Comme l’a théorisé John Hicks en 1936 (Mr Keynes and the classics), une relance budgétaire sans appui monétaire n’est que vaine. La BCE l’a compris en posant en renfort de ces mesures budgétaires un appui monétaire fort. En maintenant évidemment ses taux directeurs à 0% comme elle le fait depuis quelques années d’une part, mais avant tout en approfondissant le programme de Quantitative Easing mis en place depuis 2014. Ce ne sont pas moins de 1350 milliards de dollars d’actifs qui sont peu à peu rachetés par la BCE dans le cadre du « Pandemic Emergency Purchase Programme » (PEPP) cette année (dont la dimension écologique forte est aussi de bonne augure). Enfin, la banque des banques assure que ces mesures seraient menées à long terme (communiqué de presse du 30 Avril 2020 de la BCE), suivant alors le principe de Forward Guidance que Mario Draghi avait déjà choisi en 2012, dans la tourmente de la crise de la dette grecque.

Face à l’urgence de la situation, la Commission Européenne est par ailleurs intervenue en levant les contraintes budgétaires mises en place par le TSCG de 2013. Comme l’a assez justement affirmé Bruno Le Maire, « L’addition, ce n’est pas le sujet. A un moment donné, il sera bien temps de faire les comptes, mais aujourd’hui, la mobilisation est totale pour sauver notre appareil de production, et garantir qu’il y ait le moins de faillites possible dans notre pays ».

La dette : le retour du bâton budgétaire ?

Ainsi, bien qu’il soit probable que peu de restaurateurs soient aptes à nous présenter l’addition, il sera nécessaire de la régler, et celle-ci sera salée : Le déficit public de l’année 2020 s’élèvera a priori à 9% du PIB, et la dette publique qui passait avec inquiétude la barre des 100% en novembre dernier s’élève aujourd’hui à 115% du PIB. Même l’Allemagne abandonne son principe de “Schwarz-Null” en consentant à un déficit budgétaire de 4% cette année. De tels chiffres n’ont pas été observés depuis la crise de 1929, pas même durant la tornade bancaire de 2008. Les inquiétudes laissent alors place à de profondes angoisses. Les économistes les plus pessimistes, à l’instar de Jean Marc Daniel soutiennent que la dette est intrinsèquement mauvaise, car résulte de l’accumulation de déficits conjoncturels. La situation actuelle est donc catastrophique. Mais le contexte économique actuelle de taux d’intérêts très (très) faibles, voire négatifs pousse par exemple Olivier Blanchard a affirmé que l’endettement ne “coute pas cher”, il est indolore pour les Etats. Il est vrai que cet environnement économique rend l’endettement plus aisé, mais jusqu’où un Etat peut-il s’endetter ? Peut-on penser une économie d’endettement public perpétuelle ? (Les Etats-Unis étant un cas d’école en la matière avec une dette publique s’élevant aujourd’hui à 98.2% de son PIB et un déficit public de 16% en 2020)

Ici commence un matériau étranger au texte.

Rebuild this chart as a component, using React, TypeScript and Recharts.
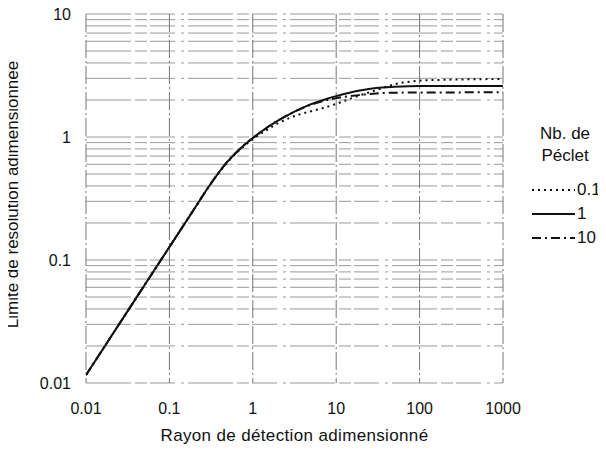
import { LineChart, Line, XAxis, YAxis, CartesianGrid } from 'recharts';

// rayon de détection adimensionné
const RAYON = [0.01, 0.02, 0.05, 0.1, 0.2, 0.3, 0.5, 0.7, 1, 1.5, 2, 3, 5, 7, 10, 20, 30, 50, 100, 200, 500, 1000];

// limite de résolution, une liste par nombre de Péclet
const PE_01 = [0.0116, 0.0239, 0.062, 0.1275, 0.262, 0.4, 0.625, 0.79, 0.96, 1.15, 1.29, 1.46, 1.62, 1.72, 1.86, 2.2, 2.4, 2.68, 2.87, 2.92, 2.95, 2.96];
const PE_1 = [0.0116, 0.0239, 0.062, 0.1275, 0.262, 0.4, 0.634, 0.8, 0.98, 1.2, 1.36, 1.58, 1.85, 2.0, 2.15, 2.4, 2.5, 2.56, 2.6, 2.6, 2.6, 2.6];
const PE_10 = [0.0116, 0.0239, 0.062, 0.1275, 0.262, 0.4, 0.634, 0.8, 0.98, 1.2, 1.36, 1.58, 1.83, 1.96, 2.07, 2.2, 2.26, 2.29, 2.3, 2.3, 2.31, 2.31];

const X_TICKS = [0.01, 0.1, 1, 10, 100, 1000];
const Y_LABELS = [0.01, 0.1, 1, 10];

const SERIES = [
  { key: 'pe01', label: '0.1', values: PE_01, dash: '2 4' },
  { key: 'pe1', label: '1', values: PE_1, dash: undefined },
  { key: 'pe10', label: '10', values: PE_10, dash: '9 4 2 4' },
];

// ticks de l'axe Y : 1..9 de chaque décade (seules les décades ont un libellé)
const Y_TICKS: number[] = [];
[0.01, 0.1, 1].forEach((d) => {
  for (let k = 1; k < 10; k++) Y_TICKS.push(+(k * d).toPrecision(3));
});
Y_TICKS.push(10);

const FONT = '"Liberation Sans", Arial, sans-serif';

const data = RAYON.map((r, i) => {
  const row: Record<string, number> = { r };
  SERIES.forEach((s) => {
    row[s.key] = s.values[i];
  });
  return row;
});

const YTitle = (props: any) => {
  const { y, height } = props.viewBox;
  const cx = 12;
  const cy = y + height / 2 - 4;
  return (
    <text
      x={cx}
      y={cy}
      transform={`rotate(-90, ${cx}, ${cy})`}
      textAnchor="middle"
      dominantBaseline="central"
      fontSize={17}
      fill="#111"
      fontFamily={FONT}
    >
      Limite de résolution adimensionnée
    </text>
  );
};

const XTitle = (props: any) => {
  const { x, y, width, height } = props.viewBox;
  return (
    <text
      x={x + width / 2}
      y={y + height - 13}
      textAnchor="middle"
      fontSize={17}
      letterSpacing={0.35}
      fill="#111"
      fontFamily={FONT}
    >
      Rayon de détection adimensionné
    </text>
  );
};

export default function App() {
  return (
    <div style={{ position: 'relative', margin: -8, width: 606, height: 454, fontFamily: FONT, background: '#fff' }}>
      <LineChart width={606} height={454} data={data} margin={{ top: 14, right: 103, left: 0, bottom: 0 }}>
        <CartesianGrid vertical={false} stroke="#9a9a9a" strokeDasharray="45 4 12 3 25 6 3 4" />
        <CartesianGrid horizontal={false} stroke="#777" strokeDasharray="18 3 2 3" />
        <XAxis
          dataKey="r"
          type="number"
          scale="log"
          domain={[0.01, 1000]}
          ticks={X_TICKS}
          interval={0}
          allowDataOverflow
          axisLine={false}
          tickLine={false}
          tickSize={0}
          tickMargin={20}
          height={71}
          tick={{ fontSize: 16, fill: '#111', fontFamily: FONT }}
          label={<XTitle />}
        />
        <YAxis
          type="number"
          scale="log"
          domain={[0.01, 10]}
          ticks={Y_TICKS}
          interval={0}
          tickFormatter={(v: number) => (Y_LABELS.includes(v) ? String(v) : '')}
          allowDataOverflow
          axisLine={false}
          tickLine={false}
          tickSize={0}
          tickMargin={15}
          width={86}
          tick={{ fontSize: 16, fill: '#111', fontFamily: FONT }}
          label={<YTitle />}
        />
        {SERIES.map((s) => (
          <Line
            key={s.key}
            dataKey={s.key}
            type="monotone"
            stroke="#111"
            strokeWidth={2}
            strokeDasharray={s.dash}
            dot={false}
            isAnimationActive={false}
          />
        ))}
      </LineChart>
      <div style={{ position: 'absolute', left: 532, top: 123, width: 72, fontSize: 17, color: '#111' }}>
        <div style={{ textAlign: 'center', lineHeight: '22px', width: 66 }}>
          Nb. de
          <br />
          Péclet
        </div>
        <div style={{ marginTop: 11 }}>
          {SERIES.map((s) => (
            <div key={s.key} style={{ display: 'flex', alignItems: 'center', height: 24 }}>
              <svg width={44} height={24}>
                <line x1={0} y1={12} x2={43} y2={12} stroke="#111" strokeWidth={2} strokeDasharray={s.dash} />
              </svg>
              <span style={{ marginLeft: 1 }}>{s.label}</span>
            </div>
          ))}
        </div>
      </div>
    </div>
  );
}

Des mesures d’urgence face à une crise sanitaire inattendue

Il convient de noter que les différents gouvernements français et européens ont su fournir des réponses rapides et efficaces au vu des circonstances actuelles totalement inattendues. Ne reculant face à aucune dépense, ces derniers ont su mettre en place la totalité des outils conjoncturels à leur disposition.

Si la menace d’une épidémie semblait totalement irréelle pour la plupart des étudiants lors de la présentation du modèle des cycles réels de Kydland et Prescott (Long time build and Aggregate fluctuations, 1982), nous avons aujourd’hui bien affaire à un événement si extraordinaire ; Tâche aux gouvernements de continuer d’en limiter les effets…

Cet article pourra être d’une grande utilité pour traiter divers sujets aussi sur les crises et les politiques conjoncturelles que sur l’endettement par exemple. Un tel cas d’école mettant en jeu toute l’économie peut ainsi être utilisé de manière transversale dans de nombreuses copies de concours. Le plan de relance européen aurait aisément pu être abordé en réponse au sujet Ecricome 2020 par exemple.